Alors, pourquoi ?… Quel est le sens ?… Qui suis-je… Le soir, seul, je repense à tout ça… À Ky… Aux blessés sur la crête, à Lin… Aux autres, à des tas d'autres… À tous ces camarades à qui je dois… quelque chose… À Dien Bien Phu, surtout !… Au camp ! Pourquoi ne suis-je pas mort aussi ? À quoi ça sert !

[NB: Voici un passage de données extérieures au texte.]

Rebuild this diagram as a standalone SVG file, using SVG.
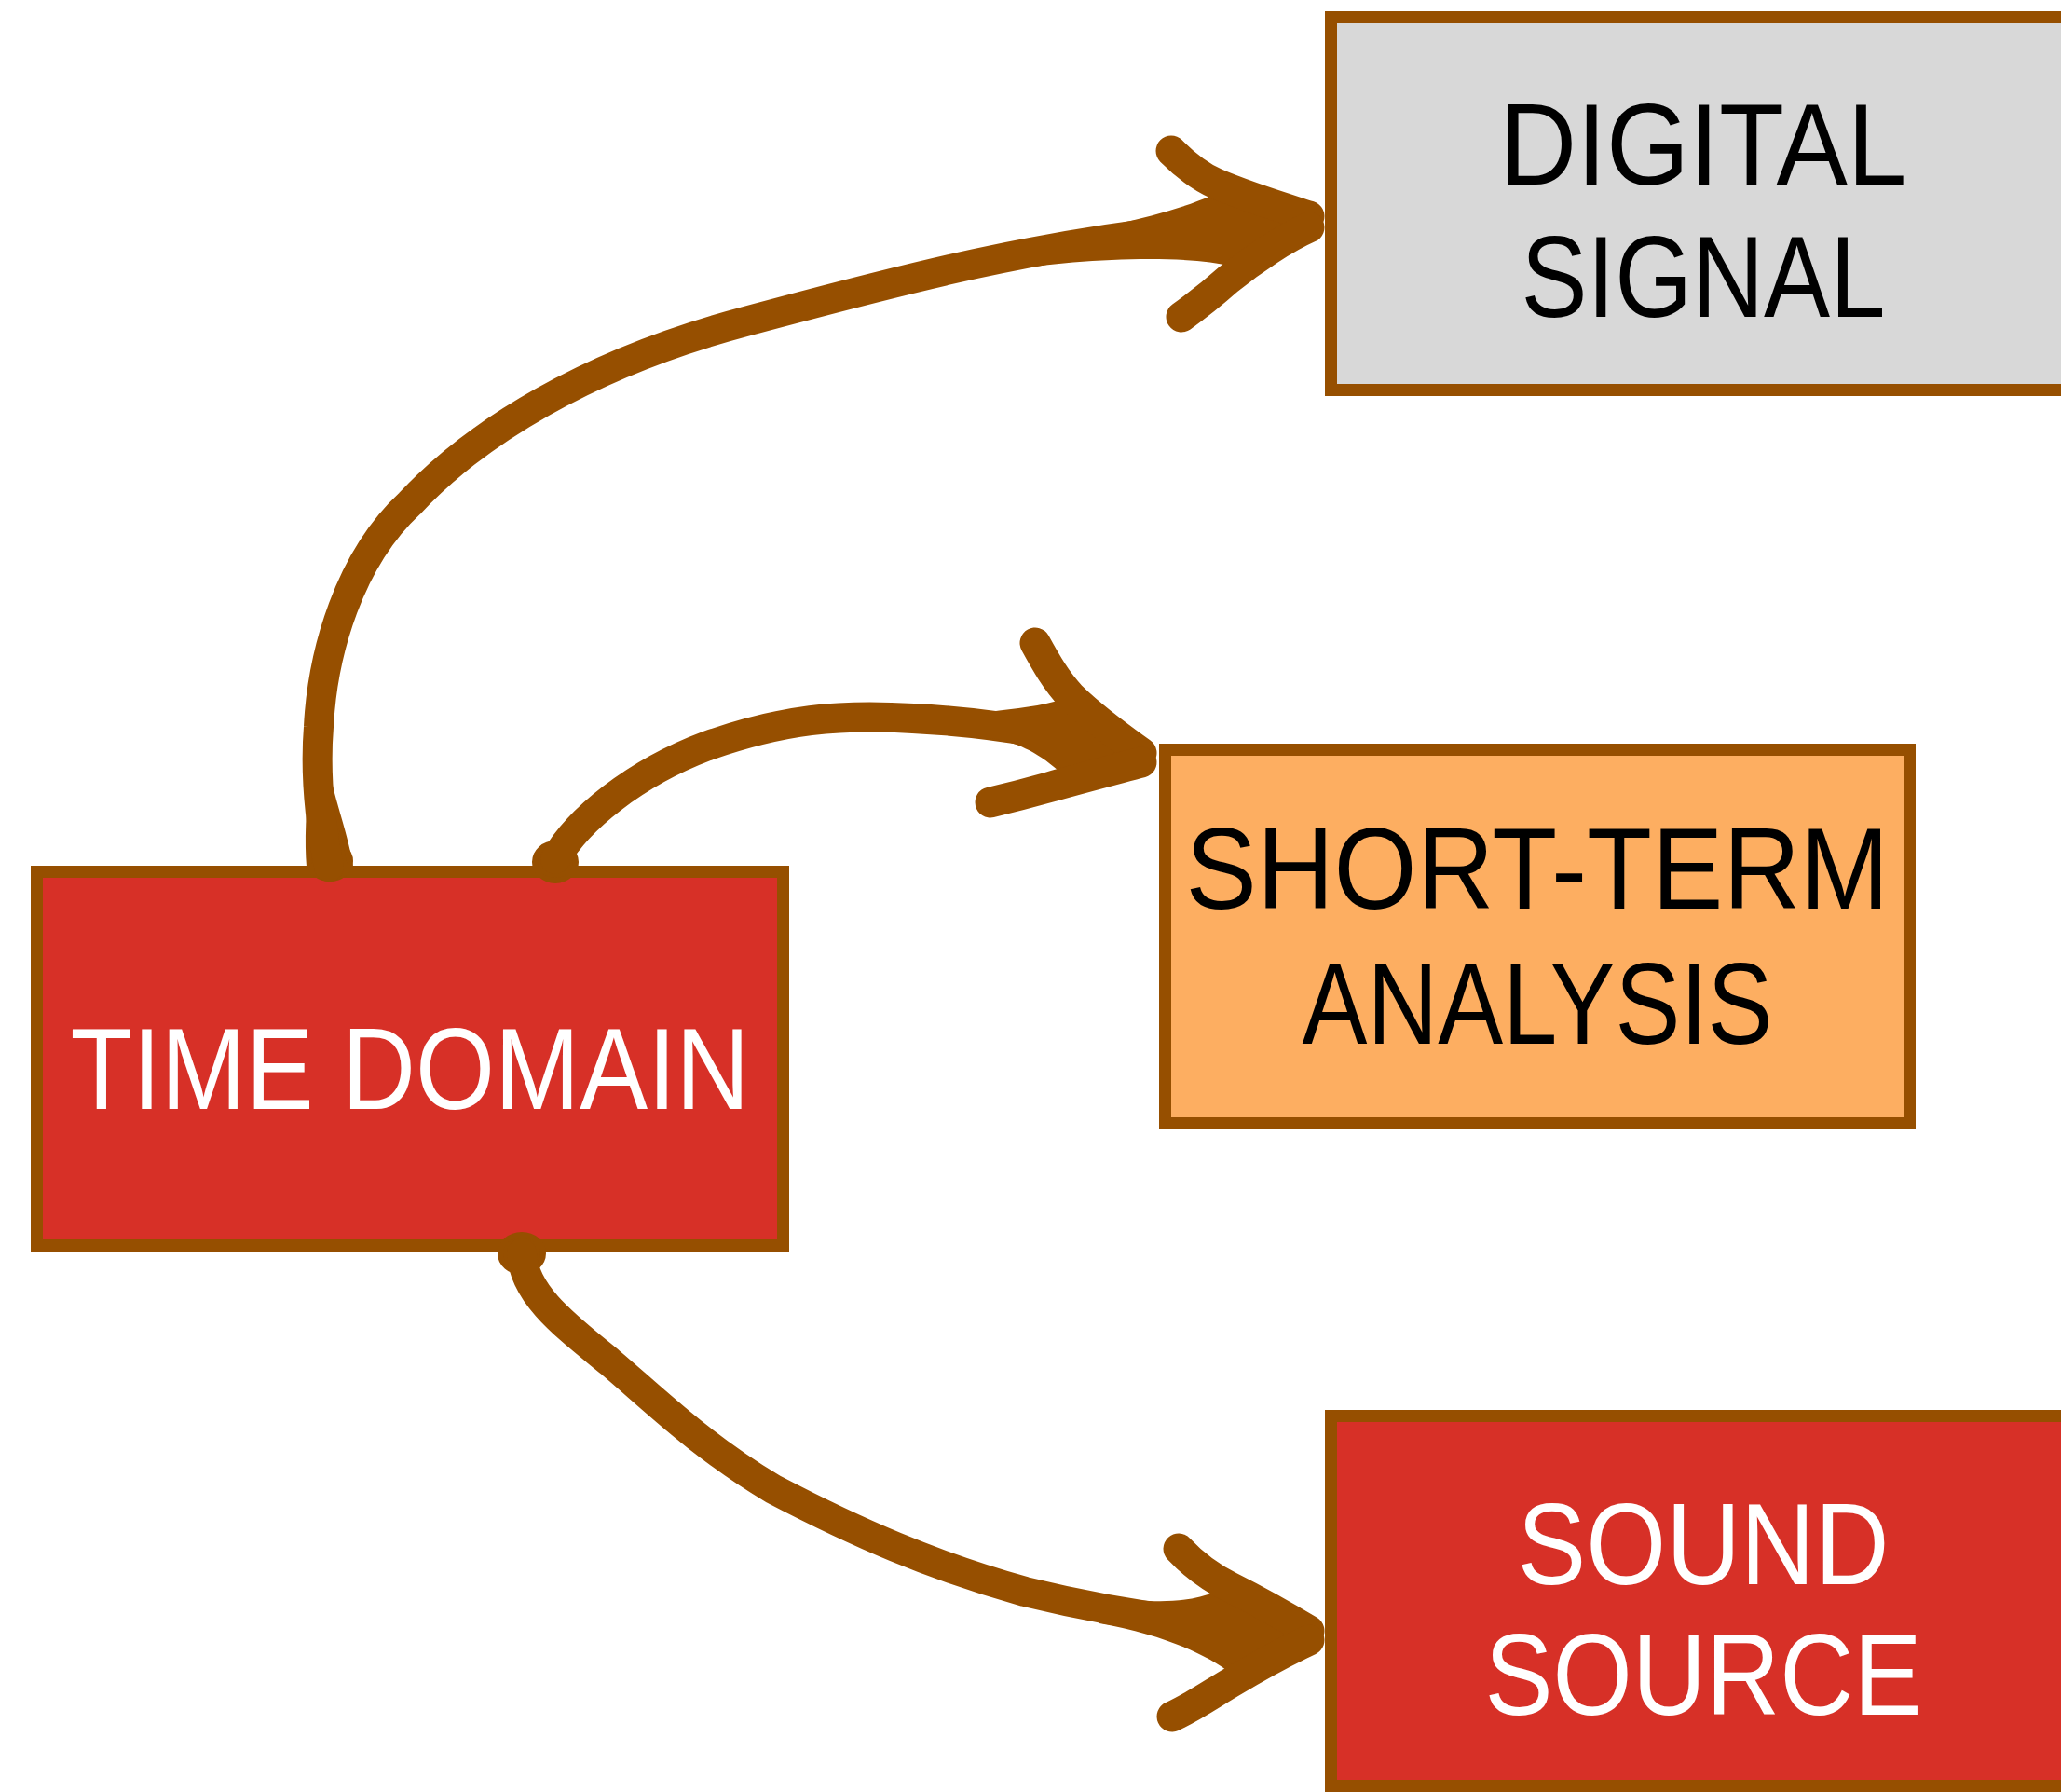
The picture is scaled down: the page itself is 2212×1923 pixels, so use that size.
<svg xmlns="http://www.w3.org/2000/svg" width="2212" height="1923" viewBox="0 0 2212 1923">
  <style>
    .box { stroke: #964f00; stroke-width: 13; }
    .red { fill: #d73027; }
    .orange { fill: #fdae61; }
    .grey { fill: #d8d8d8; }
    .label { font-family: "Liberation Sans", Arial, sans-serif; font-size: 125px; text-anchor: middle; }
    .light { fill: #ffffff; }
    .dark { fill: #000000; }
    .shaft { fill: none; stroke: #964f00; stroke-width: 32; stroke-linecap: round; stroke-linejoin: round; }
    .barb { fill: none; stroke: #964f00; stroke-width: 33; stroke-linecap: round; stroke-linejoin: round; }
    .blob { fill: #964f00; stroke: #964f00; stroke-width: 6; stroke-linejoin: round; }
    .flare { fill: #964f00; }
  </style>

  <rect width="2212" height="1923" fill="#ffffff"/>

  <g id="nodes">
    <g id="time-domain">
      <rect class="box red" x="39.5" y="935.5" width="801" height="401"/>
      <text class="label light" x="440" y="1190" textLength="729" lengthAdjust="spacingAndGlyphs">TIME DOMAIN</text>
    </g>
    <g id="digital-signal">
      <rect class="box grey" x="1428.5" y="18.5" width="801" height="400"/>
      <text class="label dark" x="1828" y="198" textLength="437" lengthAdjust="spacingAndGlyphs">DIGITAL</text>
      <text class="label dark" x="1828" y="340" textLength="391" lengthAdjust="spacingAndGlyphs">SIGNAL</text>
    </g>
    <g id="short-term-analysis">
      <rect class="box orange" x="1250.5" y="804.5" width="799" height="401"/>
      <text class="label dark" x="1650" y="975" textLength="755" lengthAdjust="spacingAndGlyphs">SHORT-TERM</text>
      <text class="label dark" x="1650" y="1120" textLength="505" lengthAdjust="spacingAndGlyphs">ANALYSIS</text>
    </g>
    <g id="sound-source">
      <rect class="box red" x="1428.5" y="1519.5" width="801" height="397"/>
      <text class="label light" x="1828" y="1700" textLength="399" lengthAdjust="spacingAndGlyphs">SOUND</text>
      <text class="label light" x="1828" y="1840" textLength="469" lengthAdjust="spacingAndGlyphs">SOURCE</text>
    </g>
  </g>

  <g id="connectors">
    <!-- time domain -> digital signal -->
    <g id="edge-digital">
      <ellipse class="blob" cx="354" cy="924" rx="22" ry="19"/>
      <path class="blob" d="M332,930 C329,895 332,860 336,825 L350,825 C356,860 371,895 376,930 Z"/>
      <path class="shaft" d="M353,930 C343,880 338,830 342,780 C346,700 375,600 440,540 C510,465 630,390 800,345 C936,309 1100,262 1300,243 L1400,236"/>
      <path class="flare" d="M1077,263 C1150,250 1240,236 1300,210 L1418,236 L1322,286 C1270,272 1150,278 1077,291 Z"/>
      <path class="barb" d="M1405,232 C1380,224 1340,212 1305,197 C1285,188 1270,175 1257,162"/>
      <path class="barb" d="M1405,244 C1380,255 1345,278 1318,300 C1300,316 1282,330 1268,340"/>
    </g>
    <!-- time domain -> short-term analysis -->
    <g id="edge-analysis">
      <ellipse class="blob" cx="596" cy="925" rx="22" ry="20"/>
      <path class="shaft" d="M596,922 C620,880 680,830 760,800 C840,772 900,766 980,771 C1080,776 1150,792 1215,810"/>
      <path class="flare" d="M1062,764 C1090,760 1118,758 1141,750 L1238,813 L1136,827 C1112,806 1090,796 1062,792 Z"/>
      <path class="barb" d="M1225,808 C1200,790 1170,768 1150,748 C1133,730 1122,710 1111,690"/>
      <path class="barb" d="M1225,818 C1195,826 1160,835 1125,845 C1100,852 1080,857 1063,861"/>
    </g>
    <!-- time domain -> sound source -->
    <g id="edge-sound">
      <ellipse class="blob" cx="560" cy="1345" rx="23" ry="20"/>
      <path class="shaft" d="M560,1345 C562,1390 610,1425 655,1462 C700,1500 750,1550 830,1598 C920,1645 1000,1680 1100,1708 C1190,1730 1260,1740 1330,1745 L1400,1752"/>
      <path class="flare" d="M1180,1712 C1230,1720 1270,1722 1305,1708 L1420,1755 L1316,1792 C1285,1770 1240,1753 1180,1742 Z"/>
      <path class="barb" d="M1405,1750 C1380,1735 1350,1718 1320,1703 C1298,1692 1280,1678 1265,1662"/>
      <path class="barb" d="M1405,1760 C1380,1772 1350,1788 1322,1805 C1300,1818 1280,1832 1258,1842"/>
    </g>
  </g>
</svg>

Le pire, c'était le soir au bivouac. Le soir, juste avant le coucher du soleil, toutes les bestioles, tous les insectes se mettent à faire un vacarme épouvantable ; toutes ces sales bêtes grincent, cliquettent, crissent, stridulent, craquent à vous faire dresser les cheveux sur la tête. Elles sont horribles à voir, si jamais on les voit ; des carapaces, des pinces, des antennes, des cornes, des mandibules ; de vrais monstres en miniature à l'aspect malfaisant ! Et je ne parle pas de l’atroce activité de leurs petites pattes ! Chaque soir elles se lancent toutes ensemble dans un concert de crécelles strident. Chaque soir Henri me disait : « écoute, écoute comme c'est beau ! » Moi, j'avais surtout peur d'être grignoté vivant... Quand le soleil se couche, tout à coup, c'est le silence. p.216
Le voyage en Amérique de Pierre Schoendoerffer.

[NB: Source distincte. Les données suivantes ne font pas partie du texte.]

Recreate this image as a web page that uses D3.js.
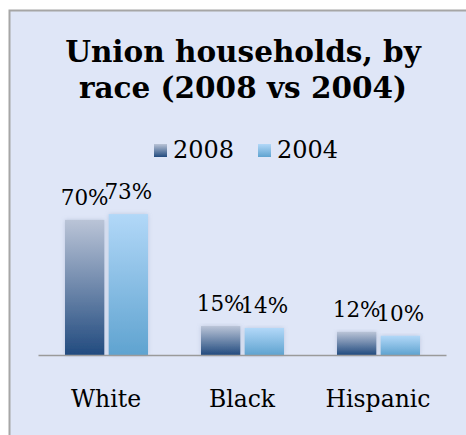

Entre la Guerre d’Indochine et son retour en France en 1955, Pierre Schoendoerffer s’est offert « un tiers » de tour du monde durant lequel sa détermination à faire, un jour, du cinéma, s’est maintenue. Après l’expérience des combats, caméra sur l’épaule et l’enfer de Diên Biên Phu, il retourne à la vie civile en faisant au gré de son voyage de fabuleuses rencontres : témoignage sur ses années d’insouciance pendant lesquelles il découvre une Amérique qui lui paraît familière grâce au cinéma américain dont il était un spectateur boulimique, bien avant de poser un pied sur le fameux continent.